"Sebelumnya ada satu unit, terus pada tahun 2021 ada tambahan," jawab Ibnu.
"Jadi ada 2? Kepemilikannya siapa itu? Yayasankah? Perorangankah? " timpal jaksa.
"Lembaga, bukan perorangan, atas nama ACT," jelas Ibnu.
Sebelum menjawab pertanyaan jaksa, eks Presiden ACT itu menjelaskan adanya program tersebut. Ibnu mengatakan, program perihal armada angkut beras itu diawali dengan kampanye kemanusiaan sebelum tersedianya dana untuk merealisasikan kegiatan tersebut.
Setelah kampanye tersebut, kata dia, Presiden ACT sebelumnya, Ahyudin lantas memerintahkan Direktur program pangan untuk melakukan pengadaan truk tersebut.

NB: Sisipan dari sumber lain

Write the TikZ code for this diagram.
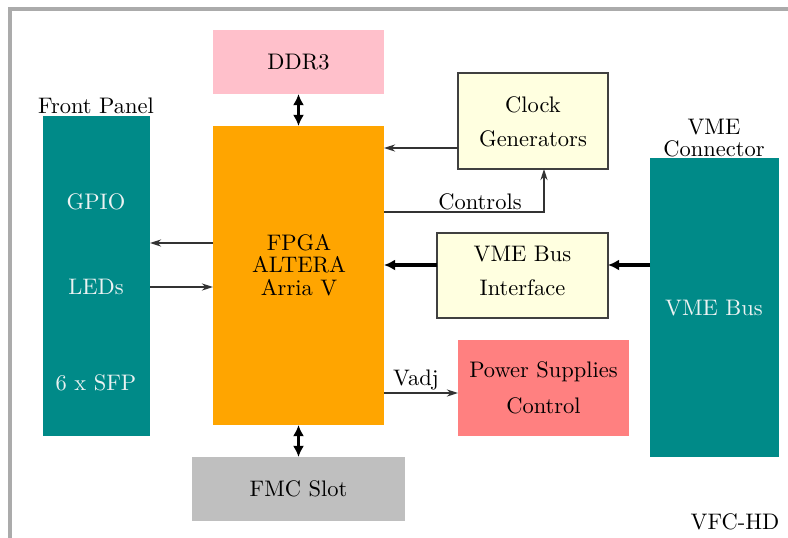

Baca juga: Dicecar Jaksa soal Gaji Puluhan Juta, Eks Petinggi ACT: Saya Tak Niat Cari Harta
Setelah mendapatkan penjelasan dari Ibnu, jaksa lantas menekankan pertanyaan mengenai sumber pendanaan truk untuk program Yayasan ACT tersebut.

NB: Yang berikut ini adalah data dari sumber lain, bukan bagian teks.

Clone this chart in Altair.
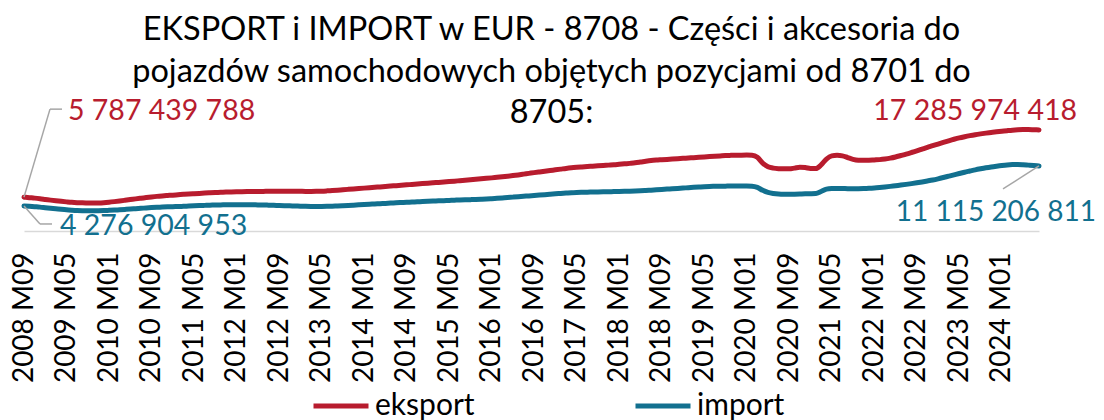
import altair as alt
import pandas as pd

# ---- data (values in billions EUR) ----
start_year, start_month, n_months = 2008, 9, 192
months = []
yy, mm = start_year, start_month
for _ in range(n_months):
    months.append(f"{yy} M{mm:02d}")
    mm += 1
    if mm > 12:
        mm = 1
        yy += 1

eksport = [
    5.787439788, 5.70, 5.62, 5.52,
    5.40, 5.28, 5.17, 5.07, 4.98, 4.90, 4.85, 4.82, 4.79, 4.77, 4.79, 4.84,
    4.92, 5.02, 5.13, 5.25, 5.37, 5.49, 5.60, 5.71, 5.82, 5.92, 6.00, 6.07,
    6.13, 6.20, 6.27, 6.33, 6.38, 6.43, 6.48, 6.53, 6.57, 6.61, 6.65, 6.68,
    6.71, 6.73, 6.75, 6.76, 6.77, 6.77, 6.78, 6.78, 6.78, 6.79, 6.79, 6.79,
    6.78, 6.77, 6.77, 6.78, 6.81, 6.86, 6.92, 6.98, 7.05, 7.12, 7.19, 7.26,
    7.33, 7.40, 7.47, 7.54, 7.61, 7.68, 7.75, 7.82, 7.89, 7.96, 8.03, 8.10,
    8.17, 8.24, 8.31, 8.38, 8.45, 8.52, 8.60, 8.68, 8.76, 8.84, 8.92, 9.00,
    9.08, 9.17, 9.26, 9.36, 9.47, 9.59, 9.72, 9.85, 9.98, 10.10, 10.22, 10.34,
    10.46, 10.58, 10.70, 10.80, 10.88, 10.95, 11.02, 11.08, 11.14, 11.20, 11.26, 11.32,
    11.40, 11.48, 11.56, 11.65, 11.78, 11.92, 12.04, 12.12, 12.18, 12.24, 12.30, 12.36,
    12.42, 12.48, 12.54, 12.60, 12.66, 12.72, 12.78, 12.84, 12.90, 12.93, 12.95, 12.97,
    12.98, 12.95, 12.60, 11.60, 11.00, 10.75, 10.65, 10.62, 10.62, 10.75, 10.90, 10.85,
    10.70, 10.68, 11.30, 12.30, 12.85, 12.95, 12.85, 12.55, 12.25, 12.10, 12.08, 12.10,
    12.15, 12.20, 12.30, 12.45, 12.65, 12.90, 13.15, 13.42, 13.70, 14.00, 14.30, 14.58,
    14.87, 15.15, 15.42, 15.68, 15.92, 16.12, 16.30, 16.46, 16.60, 16.73, 16.85, 16.95,
    17.05, 17.15, 17.24, 17.30, 17.33, 17.33, 17.31, 17.285974418,
]

import_ = [
    4.276904953, 4.22, 4.15, 4.08,
    3.98, 3.88, 3.79, 3.70, 3.62, 3.56, 3.51, 3.48, 3.46, 3.45, 3.46, 3.49,
    3.53, 3.58, 3.63, 3.69, 3.75, 3.82, 3.88, 3.94, 4.00, 4.05, 4.09, 4.13,
    4.16, 4.19, 4.22, 4.26, 4.30, 4.34, 4.38, 4.41, 4.44, 4.46, 4.48, 4.49,
    4.50, 4.50, 4.49, 4.48, 4.46, 4.44, 4.42, 4.39, 4.36, 4.33, 4.30, 4.27,
    4.24, 4.21, 4.19, 4.18, 4.19, 4.21, 4.24, 4.28, 4.32, 4.37, 4.42, 4.47,
    4.52, 4.57, 4.62, 4.67, 4.72, 4.77, 4.82, 4.87, 4.91, 4.95, 4.99, 5.03,
    5.07, 5.11, 5.15, 5.19, 5.23, 5.27, 5.30, 5.33, 5.36, 5.40, 5.44, 5.48,
    5.53, 5.59, 5.65, 5.72, 5.79, 5.86, 5.93, 6.00, 6.07, 6.14, 6.21, 6.28,
    6.35, 6.42, 6.48, 6.54, 6.58, 6.61, 6.64, 6.66, 6.68, 6.70, 6.72, 6.74,
    6.76, 6.78, 6.80, 6.83, 6.87, 6.92, 6.98, 7.04, 7.10, 7.16, 7.22, 7.28,
    7.34, 7.40, 7.46, 7.52, 7.58, 7.62, 7.64, 7.66, 7.67, 7.68, 7.68, 7.68,
    7.68, 7.66, 7.45, 6.95, 6.60, 6.42, 6.32, 6.28, 6.27, 6.30, 6.33, 6.36,
    6.37, 6.40, 6.75, 7.15, 7.25, 7.27, 7.26, 7.24, 7.23, 7.24, 7.26, 7.30,
    7.36, 7.44, 7.53, 7.63, 7.74, 7.85, 7.97, 8.10, 8.24, 8.39, 8.55, 8.72,
    8.92, 9.14, 9.37, 9.60, 9.83, 10.05, 10.25, 10.45, 10.63, 10.80, 10.95, 11.08,
    11.20, 11.30, 11.36, 11.37, 11.33, 11.26, 11.19, 11.115206811,
]

series_names = ["eksport", "import"]
tick_labels = months[::8]
title_lines = [
    "EKSPORT i IMPORT w EUR - 8708 - Części i akcesoria do",
    "pojazdów samochodowych objętych pozycjami od 8701 do",
    "8705:",
]

RED = "#B81C2E"
TEAL = "#12708F"
FONT = "Lato"


def fmt(v):
    return f"{int(round(v * 1e9)):,}".replace(",", " ")


rows = []
for i, mo in enumerate(months):
    rows.append({"month": mo, "series": "eksport", "value": eksport[i] * 1e9})
    rows.append({"month": mo, "series": "import", "value": import_[i] * 1e9})
df = pd.DataFrame(rows)

first_exp = pd.DataFrame([{"month": months[0], "value": eksport[0] * 1e9, "label": fmt(eksport[0])}])
first_imp = pd.DataFrame([{"month": months[0], "value": import_[0] * 1e9, "label": fmt(import_[0])}])
last_exp = pd.DataFrame([{"month": months[-1], "value": eksport[-1] * 1e9, "label": fmt(eksport[-1])}])
last_imp = pd.DataFrame([{"month": months[-1], "value": import_[-1] * 1e9, "label": fmt(import_[-1])}])

x_enc = alt.X(
    "month:O",
    sort=months,
    scale=alt.Scale(type="point", padding=0),
    axis=alt.Axis(
        values=tick_labels,
        title=None,
        labelAngle=270,
        labelFontSize=28,
        labelFont=FONT,
        labelColor="#000000",
        labelPadding=21,
        ticks=False,
        domainColor="#D9D9D9",
        domainWidth=1.5,
        grid=False,
    ),
)
y_enc = alt.Y("value:Q", scale=alt.Scale(domain=[0, 20e9]), axis=None)

lines = alt.Chart(df).mark_line(strokeWidth=5, strokeCap="round", interpolate="monotone").encode(
    x=x_enc,
    y=y_enc,
    color=alt.Color(
        "series:N",
        scale=alt.Scale(domain=series_names, range=[RED, TEAL]),
        legend=alt.Legend(
            title=None,
            orient="none",
            legendX=287,
            legendY=262,
            direction="horizontal",
            symbolType="stroke",
            symbolStrokeWidth=5,
            symbolSize=3025,
            labelFontSize=30,
            labelFont=FONT,
            labelColor="#000000",
            columnPadding=150,
            labelOffset=4,
            padding=0,
        ),
    ),
)


def leader(d, p1, p2):
    return alt.Chart(d).mark_rule(color="#A6A6A6", strokeWidth=1.5,
                                  xOffset=p1[0], yOffset=p1[1],
                                  x2Offset=p2[0], y2Offset=p2[1]).encode(
        x=alt.X("month:O", sort=months), y="value:Q", x2="month", y2="value")


def label(d, color, dx, dy, align, size=28.5):
    return alt.Chart(d).mark_text(color=color, font=FONT, fontSize=size, dx=dx, dy=dy,
                                  align=align, baseline="middle").encode(
        x=alt.X("month:O", sort=months), y="value:Q", text="label:N")


layers = [
    lines,
    leader(first_exp, (0, 0), (26, -88)),
    leader(first_exp, (26, -88), (38, -88)),
    leader(first_imp, (0, 0), (16, 18)),
    leader(first_imp, (16, 18), (28, 18)),
    leader(last_imp, (0, 0), (-36, 23)),
    label(first_exp, RED, 44, -86, "left"),
    label(first_imp, TEAL, 36, 20, "left"),
    label(last_exp, RED, 38, -19, "right"),
    label(last_imp, TEAL, 57, 47, "right", 28),
]

chart = alt.layer(*layers).properties(
    width=1015,
    height=117,
    title=alt.TitleParams(
        text=title_lines,
        font=FONT,
        fontSize=32.5,
        fontWeight="normal",
        color="#000000",
        lineHeight=41.5,
        anchor="middle",
        offset=-33,
        dx=20,
    ),
    autosize=alt.AutoSizeParams(type="none"),
    padding={"left": 16, "top": 106, "right": 57, "bottom": 189},
).configure_view(stroke=None)

chart.save("out.html", embed_options={"renderer": "svg", "actions": False})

"Itu uangnya siapa, dana Boeing?" cecar jaksa.
"Saya yakin iya, karena saya belum cek ya, satu-satunya kas yang memungkinkan adalah itu," jawab Ibnu.
Dalam sidang ini, jaksa juga mencecar mantan eks Dewan Pembina Yayasan ACT Hariyana Hermain soal pembelian pabrik air minum senilai Rp 33 miliar. Penelisikan pembelian pabrik tersebut diawali ketika jaksa menanyakan PT AWC yang merupakan perusahan cangkang dari Yayasan ACT.
"Pembelian pabrik air minum, untuk apa PT AWC membeli pabrik air minum?" cecar jaksa.
"Untuk lembaga ACT," jawab Hariyana.
Menurut Hariyana, pembelian pabrik air minum dilaksanakan atas perintah eks pendiri ACT Ahyudin yang mempunyai program distribusi air.
"Oke, berapa beli air minum, pabriknya?" timpal jaksa.
"Waktu itu kalau enggak salah diprogram di angka Rp 33 miliar," jawab Hariyana.
"Uang belinya dari mana?" cecar jaksa.